# Given request
Transcribe the full listing exactly, and drop every picture.

# Recorded data
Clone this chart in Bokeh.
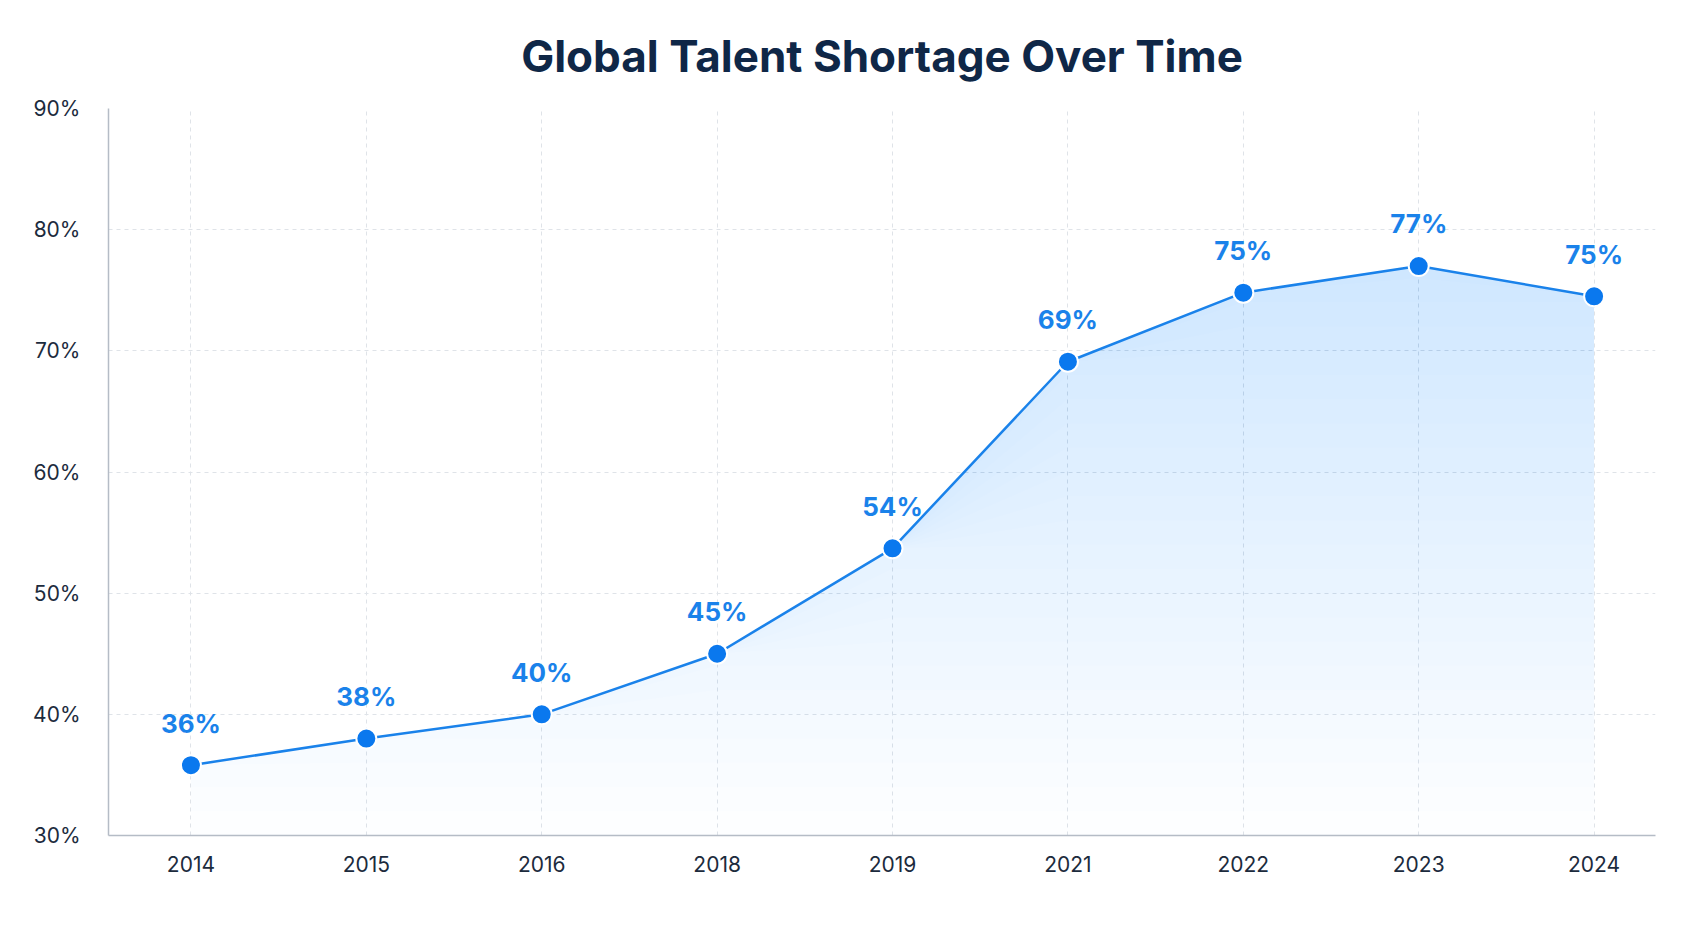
import numpy as np
from bokeh.plotting import figure
from bokeh.models import Range1d, FixedTicker, ColumnDataSource
from bokeh.embed import file_html
from bokeh.resources import INLINE
from bokeh.core.properties import value

years = ["2014", "2015", "2016", "2018", "2019", "2021", "2022", "2023", "2024"]
shortage = [35.8, 38.0, 40.0, 45.0, 53.7, 69.1, 74.8, 77.0, 74.5]
labels = ["36%", "38%", "40%", "45%", "54%", "69%", "75%", "77%", "75%"]
y_ticks = [30, 40, 50, 60, 70, 80, 90]

x = list(range(len(years)))
p = figure(width=1677, height=913, output_backend="svg", toolbar_location=None,
           x_range=Range1d(-0.47, 8.35), y_range=Range1d(30, 90),
           min_border_left=108, min_border_right=22, min_border_top=40, min_border_bottom=78)
p.title.text = "Global Talent Shortage Over Time"
p.title.align = "center"
p.title.text_font = "Inter"
p.title.text_font_size = "44px"
p.title.text_color = "#0f2747"
p.title.standoff = 52
p.outline_line_color = None

vals = np.array(shortage)
for lvl in np.arange(30, 78, 2.0):
    p.varea(x=x, y1=np.minimum(vals, lvl), y2=vals, fill_color="#1e88f0", fill_alpha=0.006)

p.line(x, shortage, line_color="#1a82ea", line_width=2.5)
p.scatter(x, shortage, size=20, fill_color="#0a78ee", line_color="white", line_width=2)
src = ColumnDataSource(dict(x=x, y=[v + 2.2 for v in shortage], t=labels))
p.text("x", "y", "t", source=src, text_align="center", text_baseline="bottom",
       text_font=value("Inter"), text_font_size="26px", text_color="#1a82ea", text_font_style="bold")

p.xaxis.ticker = FixedTicker(ticks=x)
p.xaxis.major_label_overrides = {i: y for i, y in enumerate(years)}
p.yaxis.ticker = FixedTicker(ticks=y_ticks)
p.yaxis.major_label_overrides = {t: f"{t}%" for t in y_ticks}
for ax in (p.xaxis, p.yaxis):
    ax.axis_line_color = "#b5bcc6"
    ax.axis_line_width = 1.5
    ax.major_tick_line_color = None
    ax.minor_tick_line_color = None
    ax.major_label_text_font = "Inter"
    ax.major_label_text_font_size = "21px"
    ax.major_label_text_color = "#1c2b3d"
p.xaxis.major_label_standoff = 14
p.yaxis.major_label_standoff = 22
for g in (p.xgrid, p.ygrid):
    g.grid_line_color = "#dfe3e8"
    g.grid_line_dash = "4 4"

open("out.html", "w").write(file_html(p, INLINE))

# The completed task
Clone this chart in Bokeh.
import numpy as np
from bokeh.plotting import figure
from bokeh.models import Range1d, FixedTicker, ColumnDataSource
from bokeh.embed import file_html
from bokeh.resources import INLINE
from bokeh.core.properties import value

years = ["2014", "2015", "2016", "2018", "2019", "2021", "2022", "2023", "2024"]
shortage = [35.8, 38.0, 40.0, 45.0, 53.7, 69.1, 74.8, 77.0, 74.5]
labels = ["36%", "38%", "40%", "45%", "54%", "69%", "75%", "77%", "75%"]
y_ticks = [30, 40, 50, 60, 70, 80, 90]

x = list(range(len(years)))
p = figure(width=1677, height=913, output_backend="svg", toolbar_location=None,
           x_range=Range1d(-0.47, 8.35), y_range=Range1d(30, 90),
           min_border_left=108, min_border_right=22, min_border_top=40, min_border_bottom=78)
p.title.text = "Global Talent Shortage Over Time"
p.title.align = "center"
p.title.text_font = "Inter"
p.title.text_font_size = "44px"
p.title.text_color = "#0f2747"
p.title.standoff = 52
p.outline_line_color = None

vals = np.array(shortage)
for lvl in np.arange(30, 78, 2.0):
    p.varea(x=x, y1=np.minimum(vals, lvl), y2=vals, fill_color="#1e88f0", fill_alpha=0.006)

p.line(x, shortage, line_color="#1a82ea", line_width=2.5)
p.scatter(x, shortage, size=20, fill_color="#0a78ee", line_color="white", line_width=2)
src = ColumnDataSource(dict(x=x, y=[v + 2.2 for v in shortage], t=labels))
p.text("x", "y", "t", source=src, text_align="center", text_baseline="bottom",
       text_font=value("Inter"), text_font_size="26px", text_color="#1a82ea", text_font_style="bold")

p.xaxis.ticker = FixedTicker(ticks=x)
p.xaxis.major_label_overrides = {i: y for i, y in enumerate(years)}
p.yaxis.ticker = FixedTicker(ticks=y_ticks)
p.yaxis.major_label_overrides = {t: f"{t}%" for t in y_ticks}
for ax in (p.xaxis, p.yaxis):
    ax.axis_line_color = "#b5bcc6"
    ax.axis_line_width = 1.5
    ax.major_tick_line_color = None
    ax.minor_tick_line_color = None
    ax.major_label_text_font = "Inter"
    ax.major_label_text_font_size = "21px"
    ax.major_label_text_color = "#1c2b3d"
p.xaxis.major_label_standoff = 14
p.yaxis.major_label_standoff = 22
for g in (p.xgrid, p.ygrid):
    g.grid_line_color = "#dfe3e8"
    g.grid_line_dash = "4 4"

open("out.html", "w").write(file_html(p, INLINE))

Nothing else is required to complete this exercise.